Records with drawing code:
>> begin

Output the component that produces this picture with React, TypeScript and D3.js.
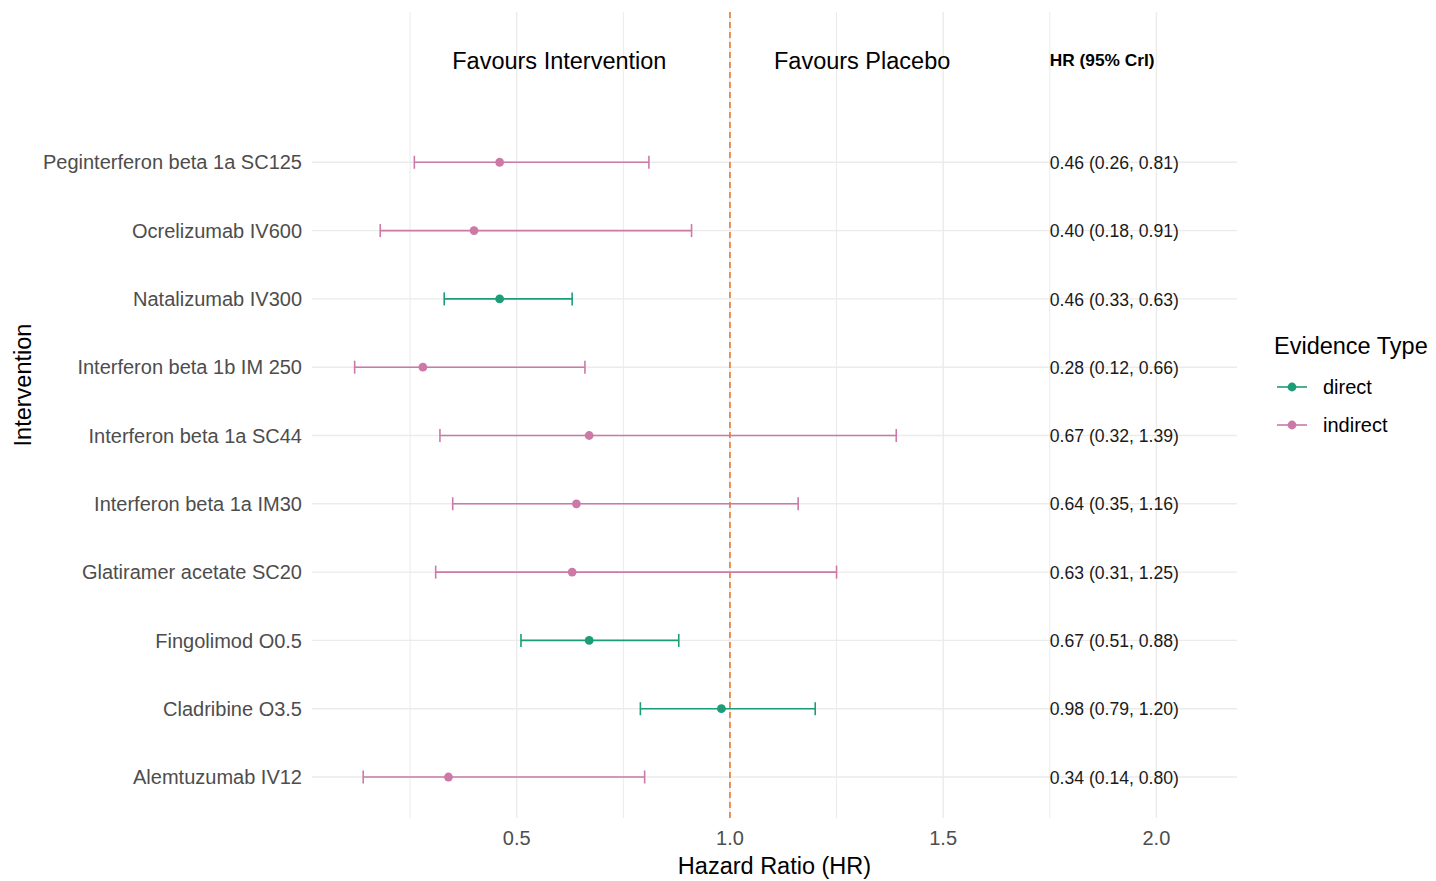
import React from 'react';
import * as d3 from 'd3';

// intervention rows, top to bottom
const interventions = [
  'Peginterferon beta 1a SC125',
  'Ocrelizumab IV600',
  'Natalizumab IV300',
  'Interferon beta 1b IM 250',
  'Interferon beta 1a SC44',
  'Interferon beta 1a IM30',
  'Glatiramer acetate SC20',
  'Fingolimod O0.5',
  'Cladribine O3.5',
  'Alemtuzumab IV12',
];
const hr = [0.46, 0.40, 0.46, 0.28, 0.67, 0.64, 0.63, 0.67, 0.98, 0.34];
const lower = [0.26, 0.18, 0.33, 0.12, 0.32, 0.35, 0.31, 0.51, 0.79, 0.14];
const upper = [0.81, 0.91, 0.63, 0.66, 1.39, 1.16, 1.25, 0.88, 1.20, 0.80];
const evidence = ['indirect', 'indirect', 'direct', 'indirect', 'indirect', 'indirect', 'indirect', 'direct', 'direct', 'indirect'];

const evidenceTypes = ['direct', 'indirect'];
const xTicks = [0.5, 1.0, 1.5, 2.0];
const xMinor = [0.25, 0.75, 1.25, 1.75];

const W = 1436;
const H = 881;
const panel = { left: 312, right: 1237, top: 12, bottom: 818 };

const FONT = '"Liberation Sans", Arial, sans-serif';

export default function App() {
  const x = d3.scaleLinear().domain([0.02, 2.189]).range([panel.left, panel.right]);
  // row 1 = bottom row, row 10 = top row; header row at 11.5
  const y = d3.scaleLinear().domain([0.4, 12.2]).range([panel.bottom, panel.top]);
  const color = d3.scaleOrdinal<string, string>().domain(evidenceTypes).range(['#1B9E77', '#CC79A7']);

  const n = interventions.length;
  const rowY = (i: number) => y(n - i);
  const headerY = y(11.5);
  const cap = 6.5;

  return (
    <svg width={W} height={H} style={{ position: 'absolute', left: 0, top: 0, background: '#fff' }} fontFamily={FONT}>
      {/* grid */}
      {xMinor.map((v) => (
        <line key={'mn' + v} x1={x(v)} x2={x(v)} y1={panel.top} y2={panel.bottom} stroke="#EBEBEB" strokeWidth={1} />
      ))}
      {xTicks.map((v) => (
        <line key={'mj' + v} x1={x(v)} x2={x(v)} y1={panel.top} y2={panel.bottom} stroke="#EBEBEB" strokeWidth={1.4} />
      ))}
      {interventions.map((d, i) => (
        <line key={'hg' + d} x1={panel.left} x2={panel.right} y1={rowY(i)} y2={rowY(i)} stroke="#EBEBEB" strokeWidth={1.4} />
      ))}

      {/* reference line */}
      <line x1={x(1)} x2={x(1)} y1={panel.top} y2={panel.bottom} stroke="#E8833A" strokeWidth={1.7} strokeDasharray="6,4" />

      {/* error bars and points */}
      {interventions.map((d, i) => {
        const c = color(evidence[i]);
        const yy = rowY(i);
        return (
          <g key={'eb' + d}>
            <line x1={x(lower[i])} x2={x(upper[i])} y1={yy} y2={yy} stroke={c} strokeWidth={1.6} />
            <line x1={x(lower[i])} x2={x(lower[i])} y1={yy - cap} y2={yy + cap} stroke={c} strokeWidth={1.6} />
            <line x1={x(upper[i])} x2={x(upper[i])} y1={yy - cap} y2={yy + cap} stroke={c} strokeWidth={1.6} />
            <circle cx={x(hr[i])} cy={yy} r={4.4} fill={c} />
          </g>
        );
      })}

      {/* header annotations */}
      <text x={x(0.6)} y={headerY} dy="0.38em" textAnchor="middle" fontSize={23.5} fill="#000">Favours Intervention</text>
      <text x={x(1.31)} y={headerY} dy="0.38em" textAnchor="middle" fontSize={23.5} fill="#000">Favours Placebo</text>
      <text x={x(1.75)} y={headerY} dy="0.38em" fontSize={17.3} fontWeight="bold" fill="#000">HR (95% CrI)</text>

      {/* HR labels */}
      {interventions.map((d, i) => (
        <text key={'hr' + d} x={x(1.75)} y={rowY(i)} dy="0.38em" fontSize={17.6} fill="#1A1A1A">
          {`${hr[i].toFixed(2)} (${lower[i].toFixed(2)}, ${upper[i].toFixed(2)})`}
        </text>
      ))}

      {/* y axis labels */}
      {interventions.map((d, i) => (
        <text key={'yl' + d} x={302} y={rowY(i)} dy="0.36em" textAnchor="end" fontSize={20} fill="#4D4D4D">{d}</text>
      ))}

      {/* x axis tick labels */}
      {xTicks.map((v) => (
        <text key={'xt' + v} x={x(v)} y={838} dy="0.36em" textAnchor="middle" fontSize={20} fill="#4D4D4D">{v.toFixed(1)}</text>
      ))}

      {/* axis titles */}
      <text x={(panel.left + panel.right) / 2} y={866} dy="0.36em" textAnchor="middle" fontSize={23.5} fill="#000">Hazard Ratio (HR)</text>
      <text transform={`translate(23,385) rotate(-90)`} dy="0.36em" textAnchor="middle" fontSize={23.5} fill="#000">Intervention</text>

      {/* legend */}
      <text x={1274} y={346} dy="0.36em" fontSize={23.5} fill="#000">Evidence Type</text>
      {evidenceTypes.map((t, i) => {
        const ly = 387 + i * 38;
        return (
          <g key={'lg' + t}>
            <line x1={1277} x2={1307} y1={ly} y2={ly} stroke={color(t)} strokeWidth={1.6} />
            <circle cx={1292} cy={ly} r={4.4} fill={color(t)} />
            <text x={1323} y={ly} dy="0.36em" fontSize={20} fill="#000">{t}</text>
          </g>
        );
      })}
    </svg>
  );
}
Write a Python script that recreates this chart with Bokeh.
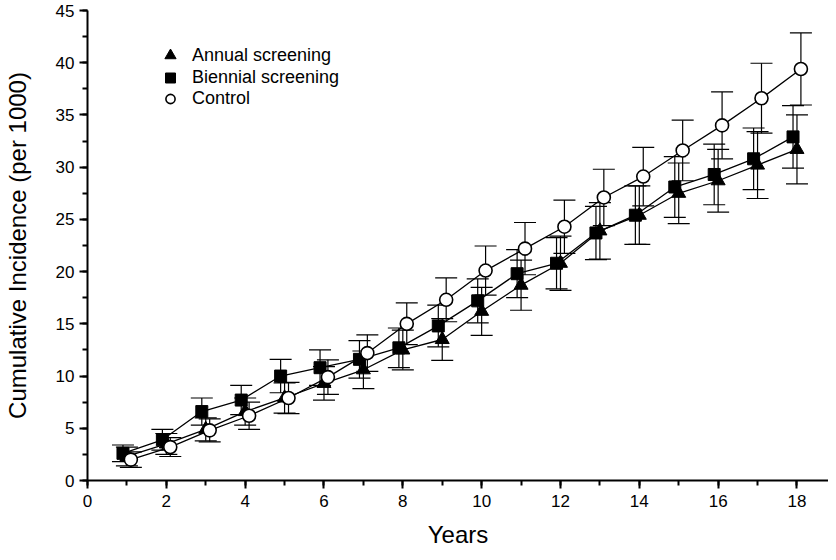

>> end

Request >> Copy the entries above faithfully and omit every image.

Task result >>
Output the component that produces this picture with React, TypeScript and D3.js.
import React from 'react';
import * as d3 from 'd3';

// intervention rows, top to bottom
const interventions = [
  'Peginterferon beta 1a SC125',
  'Ocrelizumab IV600',
  'Natalizumab IV300',
  'Interferon beta 1b IM 250',
  'Interferon beta 1a SC44',
  'Interferon beta 1a IM30',
  'Glatiramer acetate SC20',
  'Fingolimod O0.5',
  'Cladribine O3.5',
  'Alemtuzumab IV12',
];
const hr = [0.46, 0.40, 0.46, 0.28, 0.67, 0.64, 0.63, 0.67, 0.98, 0.34];
const lower = [0.26, 0.18, 0.33, 0.12, 0.32, 0.35, 0.31, 0.51, 0.79, 0.14];
const upper = [0.81, 0.91, 0.63, 0.66, 1.39, 1.16, 1.25, 0.88, 1.20, 0.80];
const evidence = ['indirect', 'indirect', 'direct', 'indirect', 'indirect', 'indirect', 'indirect', 'direct', 'direct', 'indirect'];

const evidenceTypes = ['direct', 'indirect'];
const xTicks = [0.5, 1.0, 1.5, 2.0];
const xMinor = [0.25, 0.75, 1.25, 1.75];

const W = 1436;
const H = 881;
const panel = { left: 312, right: 1237, top: 12, bottom: 818 };

const FONT = '"Liberation Sans", Arial, sans-serif';

export default function App() {
  const x = d3.scaleLinear().domain([0.02, 2.189]).range([panel.left, panel.right]);
  // row 1 = bottom row, row 10 = top row; header row at 11.5
  const y = d3.scaleLinear().domain([0.4, 12.2]).range([panel.bottom, panel.top]);
  const color = d3.scaleOrdinal<string, string>().domain(evidenceTypes).range(['#1B9E77', '#CC79A7']);

  const n = interventions.length;
  const rowY = (i: number) => y(n - i);
  const headerY = y(11.5);
  const cap = 6.5;

  return (
    <svg width={W} height={H} style={{ position: 'absolute', left: 0, top: 0, background: '#fff' }} fontFamily={FONT}>
      {/* grid */}
      {xMinor.map((v) => (
        <line key={'mn' + v} x1={x(v)} x2={x(v)} y1={panel.top} y2={panel.bottom} stroke="#EBEBEB" strokeWidth={1} />
      ))}
      {xTicks.map((v) => (
        <line key={'mj' + v} x1={x(v)} x2={x(v)} y1={panel.top} y2={panel.bottom} stroke="#EBEBEB" strokeWidth={1.4} />
      ))}
      {interventions.map((d, i) => (
        <line key={'hg' + d} x1={panel.left} x2={panel.right} y1={rowY(i)} y2={rowY(i)} stroke="#EBEBEB" strokeWidth={1.4} />
      ))}

      {/* reference line */}
      <line x1={x(1)} x2={x(1)} y1={panel.top} y2={panel.bottom} stroke="#E8833A" strokeWidth={1.7} strokeDasharray="6,4" />

      {/* error bars and points */}
      {interventions.map((d, i) => {
        const c = color(evidence[i]);
        const yy = rowY(i);
        return (
          <g key={'eb' + d}>
            <line x1={x(lower[i])} x2={x(upper[i])} y1={yy} y2={yy} stroke={c} strokeWidth={1.6} />
            <line x1={x(lower[i])} x2={x(lower[i])} y1={yy - cap} y2={yy + cap} stroke={c} strokeWidth={1.6} />
            <line x1={x(upper[i])} x2={x(upper[i])} y1={yy - cap} y2={yy + cap} stroke={c} strokeWidth={1.6} />
            <circle cx={x(hr[i])} cy={yy} r={4.4} fill={c} />
          </g>
        );
      })}

      {/* header annotations */}
      <text x={x(0.6)} y={headerY} dy="0.38em" textAnchor="middle" fontSize={23.5} fill="#000">Favours Intervention</text>
      <text x={x(1.31)} y={headerY} dy="0.38em" textAnchor="middle" fontSize={23.5} fill="#000">Favours Placebo</text>
      <text x={x(1.75)} y={headerY} dy="0.38em" fontSize={17.3} fontWeight="bold" fill="#000">HR (95% CrI)</text>

      {/* HR labels */}
      {interventions.map((d, i) => (
        <text key={'hr' + d} x={x(1.75)} y={rowY(i)} dy="0.38em" fontSize={17.6} fill="#1A1A1A">
          {`${hr[i].toFixed(2)} (${lower[i].toFixed(2)}, ${upper[i].toFixed(2)})`}
        </text>
      ))}

      {/* y axis labels */}
      {interventions.map((d, i) => (
        <text key={'yl' + d} x={302} y={rowY(i)} dy="0.36em" textAnchor="end" fontSize={20} fill="#4D4D4D">{d}</text>
      ))}

      {/* x axis tick labels */}
      {xTicks.map((v) => (
        <text key={'xt' + v} x={x(v)} y={838} dy="0.36em" textAnchor="middle" fontSize={20} fill="#4D4D4D">{v.toFixed(1)}</text>
      ))}

      {/* axis titles */}
      <text x={(panel.left + panel.right) / 2} y={866} dy="0.36em" textAnchor="middle" fontSize={23.5} fill="#000">Hazard Ratio (HR)</text>
      <text transform={`translate(23,385) rotate(-90)`} dy="0.36em" textAnchor="middle" fontSize={23.5} fill="#000">Intervention</text>

      {/* legend */}
      <text x={1274} y={346} dy="0.36em" fontSize={23.5} fill="#000">Evidence Type</text>
      {evidenceTypes.map((t, i) => {
        const ly = 387 + i * 38;
        return (
          <g key={'lg' + t}>
            <line x1={1277} x2={1307} y1={ly} y2={ly} stroke={color(t)} strokeWidth={1.6} />
            <circle cx={1292} cy={ly} r={4.4} fill={color(t)} />
            <text x={1323} y={ly} dy="0.36em" fontSize={20} fill="#000">{t}</text>
          </g>
        );
      })}
    </svg>
  );
}
Write a Python script that recreates this chart with Bokeh.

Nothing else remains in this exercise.